Titanic director James Cameron has resurfaced after descending to the deepest part of the Pacific Ocean in an Australian-made solo submarine.
The explorer and filmmaker reached a depth of 10,898 metres south of Japan this morning, according to mission partner National Geographic, making him the first human to reach the undersea valley solo.
After a faster than expected 70-minute descent, Cameron's first words on reaching the bottom of the Mariana Trench - the so-called Challenger Deep - were "All systems OK," according to a mission statement.
He then tweeted: "Just arrived at the ocean's deepest pt. Hitting bottom never felt so good. Can't wait to share what I'm seeing w/ you."
He planned to spend up to six hours on the Pacific Ocean sea floor, collecting samples for scientific research and taking still photographs and moving images.
His goal was to become the first human to visit the ocean's deepest point in more than 50 years, and to bring back data and specimens.
In 1960, a two-person crew aboard the US Navy submersible Trieste - the only humans to have reached Challenger Deep - spent just 20 minutes on the bottom, but their view was obscured by silt stirred up when they landed.
Cameron was expected to take 3D images that could help scientists better understand the unexplored part of the earth.

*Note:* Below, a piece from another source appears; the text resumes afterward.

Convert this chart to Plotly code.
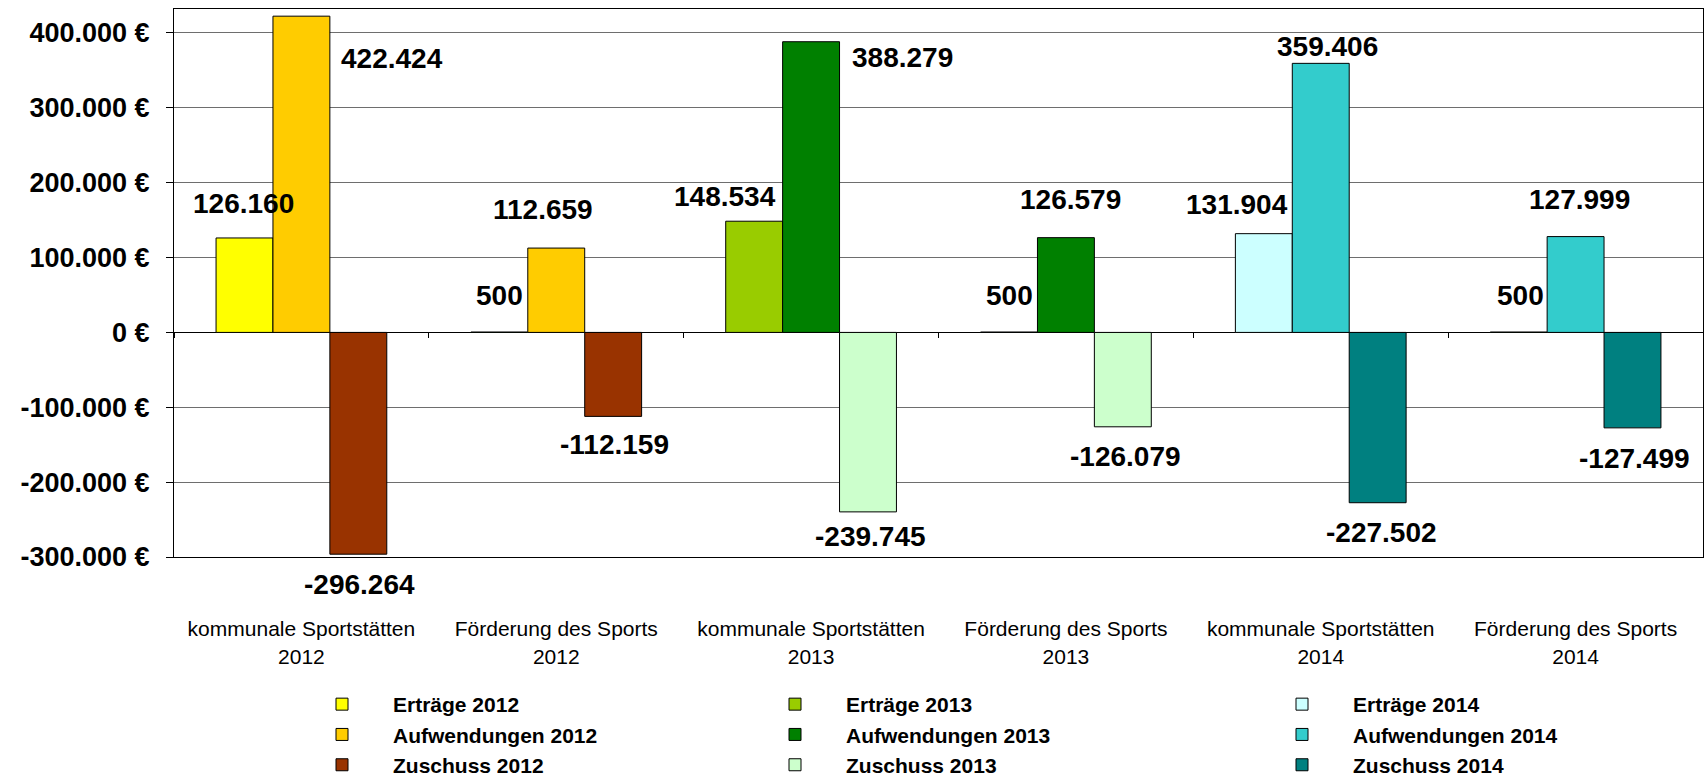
import plotly.graph_objects as go

# ---------------- data ----------------
categories = [
    "kommunale Sportstätten<br>2012", "Förderung des Sports<br>2012",
    "kommunale Sportstätten<br>2013", "Förderung des Sports<br>2013",
    "kommunale Sportstätten<br>2014", "Förderung des Sports<br>2014",
]
years = ["2012", "2013", "2014"]

ertraege_2012 = [126160, 500]
aufwendungen_2012 = [422424, 112659]
zuschuss_2012 = [-296264, -112159]

ertraege_2013 = [148534, 500]
aufwendungen_2013 = [388279, 126579]
zuschuss_2013 = [-239745, -126079]

ertraege_2014 = [131904, 500]
aufwendungen_2014 = [359406, 127999]
zuschuss_2014 = [-227502, -127499]

tick_values = [-300000, -200000, -100000, 0, 100000, 200000, 300000, 400000]
tick_labels = ["-300.000 €", "-200.000 €", "-100.000 €", "0 €",
               "100.000 €", "200.000 €", "300.000 €", "400.000 €"]

# ---------------- styles ----------------
FONT = "Liberation Sans, Arial, sans-serif"
W, H = 1704, 779
ML, MR, MT, MB = 174, 1, 9, 222
Y_RANGE = [-300000, 432000]
BARGAP = 0.33

colors = {
    ("E", "2012"): ["#FFFF00", "#00FF00"],
    ("A", "2012"): ["#FFCC00", "#FFCC00"],
    ("Z", "2012"): ["#993300", "#993300"],
    ("E", "2013"): ["#99CC00", "#339966"],
    ("A", "2013"): ["#008000", "#008000"],
    ("Z", "2013"): ["#CCFFCC", "#CCFFCC"],
    ("E", "2014"): ["#CCFFFF", "#00FF00"],
    ("A", "2014"): ["#33CCCC", "#33CCCC"],
    ("Z", "2014"): ["#008080", "#008080"],
}
names = {"E": "Erträge", "A": "Aufwendungen", "Z": "Zuschuss"}
series = {
    ("E", "2012"): ertraege_2012, ("A", "2012"): aufwendungen_2012, ("Z", "2012"): zuschuss_2012,
    ("E", "2013"): ertraege_2013, ("A", "2013"): aufwendungen_2013, ("Z", "2013"): zuschuss_2013,
    ("E", "2014"): ertraege_2014, ("A", "2014"): aufwendungen_2014, ("Z", "2014"): zuschuss_2014,
}
legend_of_year = {"2012": "legend", "2013": "legend2", "2014": "legend3"}

# label offsets (px) from bar centre / bar end : (dx, dy down)
label_offsets = {
    ("E", "2012"): [(-1, -34), (0, -37)],
    ("A", "2012"): [(91, 42), (-13, -39)],
    ("Z", "2012"): [(1, 30), (1, 28)],
    ("E", "2013"): [(-29, -25), (0, -37)],
    ("A", "2013"): [(91, 16), (5, -38)],
    ("Z", "2013"): [(3, 25), (3, 30)],
    ("E", "2014"): [(-27, -29), (2, -37)],
    ("A", "2014"): [(7, -17), (4, -37)],
    ("Z", "2014"): [(4, 30), (2, 31)],
}
slot_index = {"E": -1, "A": 0, "Z": 1}

plot_w = W - ML - MR
plot_h = H - MT - MB
cat_px = plot_w / len(categories)
bar_px = cat_px * (1 - BARGAP) / 3


def fmt(v):
    return f"{v:,}".replace(",", ".")


fig = go.Figure()
annotations = []
for yi, year in enumerate(years):
    cats = categories[2 * yi: 2 * yi + 2]
    for kind in ["E", "A", "Z"]:
        key = (kind, year)
        vals = series[key]
        fig.add_trace(go.Bar(
            x=cats, y=vals, name=f"{names[kind]} {year}",
            offsetgroup=kind,
            marker=dict(color=colors[key], line=dict(color="#000000", width=1)),
            legend=legend_of_year[year],
            hoverinfo="x+y",
        ))
        for c, v, (dx, dy) in zip(cats, vals, label_offsets[key]):
            annotations.append(dict(
                x=c, y=v, xref="x", yref="y", text=fmt(v), showarrow=False,
                xanchor="center", yanchor="middle",
                xshift=slot_index[kind] * bar_px + dx, yshift=-dy,
                font=dict(family=FONT, size=28, color="#000000", weight="bold"),
            ))

# invisible helper trace so the zero-line tick axis is drawn
fig.add_trace(go.Scatter(x=categories, y=[None] * len(categories), xaxis="x2",
                         mode="markers", showlegend=False, hoverinfo="skip"))

zero_frac = (0 - Y_RANGE[0]) / (Y_RANGE[1] - Y_RANGE[0])
legend_top_px = 684

leg_common = dict(
    orientation="v", xanchor="left", yanchor="top",
    y=-(legend_top_px - (MT + plot_h)) / plot_h,
    font=dict(family=FONT, size=21, color="#000000", weight="bold"),
    itemwidth=92, bgcolor="rgba(0,0,0,0)", borderwidth=0,
    itemclick=False, itemdoubleclick=False,
)

fig.update_layout(
    width=W, height=H,
    margin=dict(l=ML, r=MR, t=MT, b=MB, pad=0, autoexpand=False),
    paper_bgcolor="#FFFFFF", plot_bgcolor="#FFFFFF",
    barmode="group", bargap=BARGAP, bargroupgap=0,
    font=dict(family=FONT, color="#000000"),
    xaxis=dict(
        type="category", categoryorder="array", categoryarray=categories,
        showline=True, linecolor="#000000", linewidth=1, mirror=True,
        ticks="", showgrid=False, zeroline=False,
        tickfont=dict(family=FONT, size=21, color="#000000"),
        ticklabelstandoff=53,
    ),
    xaxis2=dict(
        type="category", matches="x", overlaying="x", anchor="free",
        position=zero_frac, ticks="outside", tickson="boundaries",
        ticklen=5, tickcolor="#000000", tickwidth=1,
        showticklabels=False, showline=False, showgrid=False, zeroline=False,
    ),
    yaxis=dict(
        range=Y_RANGE, tickvals=tick_values, ticktext=tick_labels,
        showline=True, linecolor="#000000", linewidth=1, mirror=True,
        ticks="outside", ticklen=7, tickcolor="#000000",
        showgrid=True, gridcolor="#6e6e6e", gridwidth=1,
        zeroline=True, zerolinecolor="#000000", zerolinewidth=1,
        tickfont=dict(family=FONT, size=27, color="#000000", weight="bold"),
        ticklabelstandoff=11,
    ),
    legend=dict(x=(291 - ML) / plot_w, **leg_common),
    legend2=dict(x=(744 - ML) / plot_w, **leg_common),
    legend3=dict(x=(1251 - ML) / plot_w, **leg_common),
    annotations=annotations,
    showlegend=True,
)

fig.write_html("out.html", config={"displayModeBar": False},
               post_script="document.body.style.margin='0';")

The submersible, designed by Cameron, already successfully completed an unpiloted dive on Friday.
Because of its extreme depth, the Mariana Trench is cloaked in perpetual darkness and the temperature is just a few degrees above freezing, according to members of the team.
The water pressure at the bottom of the trench is about 1000 times the standard atmospheric pressure at sea level.
Cameron, an avid explorer, already has 72 dives under his belt, including 12 to film Titanic.
He has previously used Russian-built deep-submersibles to go to the bottom of the Atlantic and make a documentary about the wreckage.